こういった “後ろでもコントローラーがトラッキングされる” というのは、htcのVIVEシリーズなど、アウトサイドイン方式のモデルのメリットだった。一方で外部センサーの設置が必要だったりと、導入コストも高い。Questシリーズのようなインサイドアウト方式では、逆に本体だけで完結するので手軽だが、上記のように背面はトラッキングできないデメリットがある。

左がProコントローラー、右がQuest 2の付属コントローラー

たとえば、アウトサイドイン方式の「VIVE Cosmos Elite」は10万円以上するし、同機はスタンドアローンではないので高性能なPCも必要だ。スタンドアローンで動くQuest 2が128GBモデルで約6万円ということを考えると、約3.7万のQuest Touch Proコントローラーを組み合わせても安い(リンク機能を使えばQuest 2でもPCを使ったVRは可能)。

やや話が脱線するが、ソニーから気軽にモーションキャプチャーが行える「mocopi」が来年1月に発売される。これまではアウトサイドイン方式のメリットとして、センサーを追加することで足や胴体などの動きもトラッキングできる部分があった。mocopiを使えばQuest 2などでも全身の動きをキャプチャーできるので、「VR Chat」などで交流したいユーザーにとっても、インサイドアウト方式が選択肢に入る時代になった。

Image:SONY

振動による没入感が向上

2つめのポイントは、Quest 2のコントローラーと比較して、振動の質が良いことだ。端的に言うと、Quest Touch Proコントローラーは、振動にエッジがある。

検証のためにQuest 2初期アプリの「Oculus First Contact」を立ち上げたが、ボタンを押した際の感覚も、ピストルを撃った際の感覚もまったく違う。これまではボタンを押すと「振動が来る」くらいの体験だったが、「押したときと離したときの違い」まではっきりと分かる。

スクリーンショットだと分かりづらいが、ボタンを押しているところ

ピストルについても、撃った際に振動があるのは同じだが、Quest 2のコントローラーでは「ヴォン」というような振動なのに対し、Quest Touch Proコントローラーでは「コツン」というような硬質さがある。
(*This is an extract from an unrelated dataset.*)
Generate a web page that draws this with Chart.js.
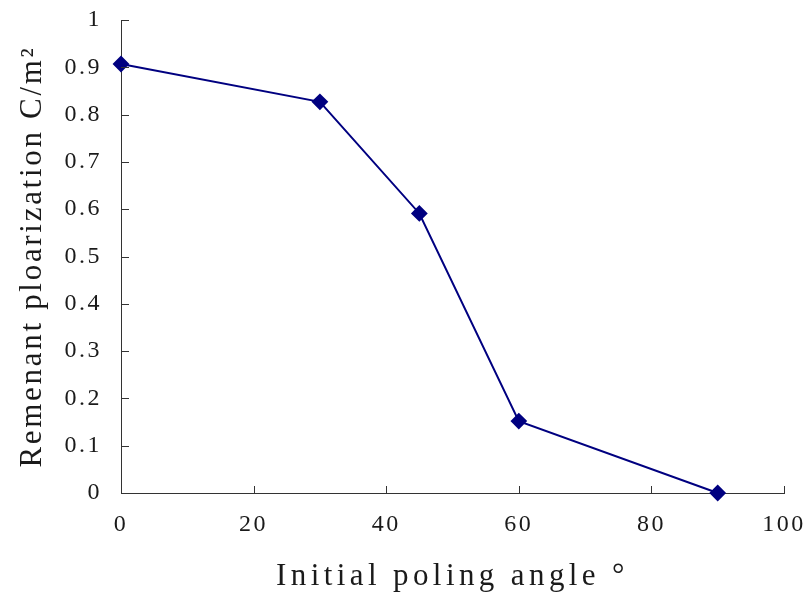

また振動にエッジがあるからか、振動自体も大きいように感じる。

もちろんホーム画面でアプリを選択する際の振動も違うし、Beat Saberで切った際の感覚も違う。たかが振動と思うかもしれないが、没入感にかかわる大きな要素の一つなので、その向上は体験の質が高まることに繋がる。

同社はこの振動を「TruTouchハプティクス」と呼んでいる。公式サイトには「局所的なトリガーと親指の反応により、新たなレベルのインタラクションとリアリティを実現します」と説明されているが、トリガーと親指については、今回の検証では体感できなかった。

なおQuest 2は、振動の大きさを最大にすると、振動がはっきりわかるほど振動音が聞こえる。一方でQuest Touch Proコントローラーでは、振動音はあまり聞こえないレベルに留まっているので、これは地味に嬉しいポイントだ。

高いけど欲しくなる

冒頭で触れた通り、Quest Touch Proコントローラーは37,180円(税込)と、コントローラー単体の値段としてはかなり高額に思える。しかしQuest 2に買い足すことで体験を向上できることを考えると、高いことはわかったうえでその価値があるように感じた。

今回はメーカーからお借りして検証したが、正直、返却するのが惜しい。2023年後半の発売と噂されている「Quest 3」がどう進化するか気になるところだが、引き続きProコントローラーに対応するだろうし、コスト的に同レベルのものが付属する可能性は低そうなので、一年のご褒美としてポチるか悩みどころだ。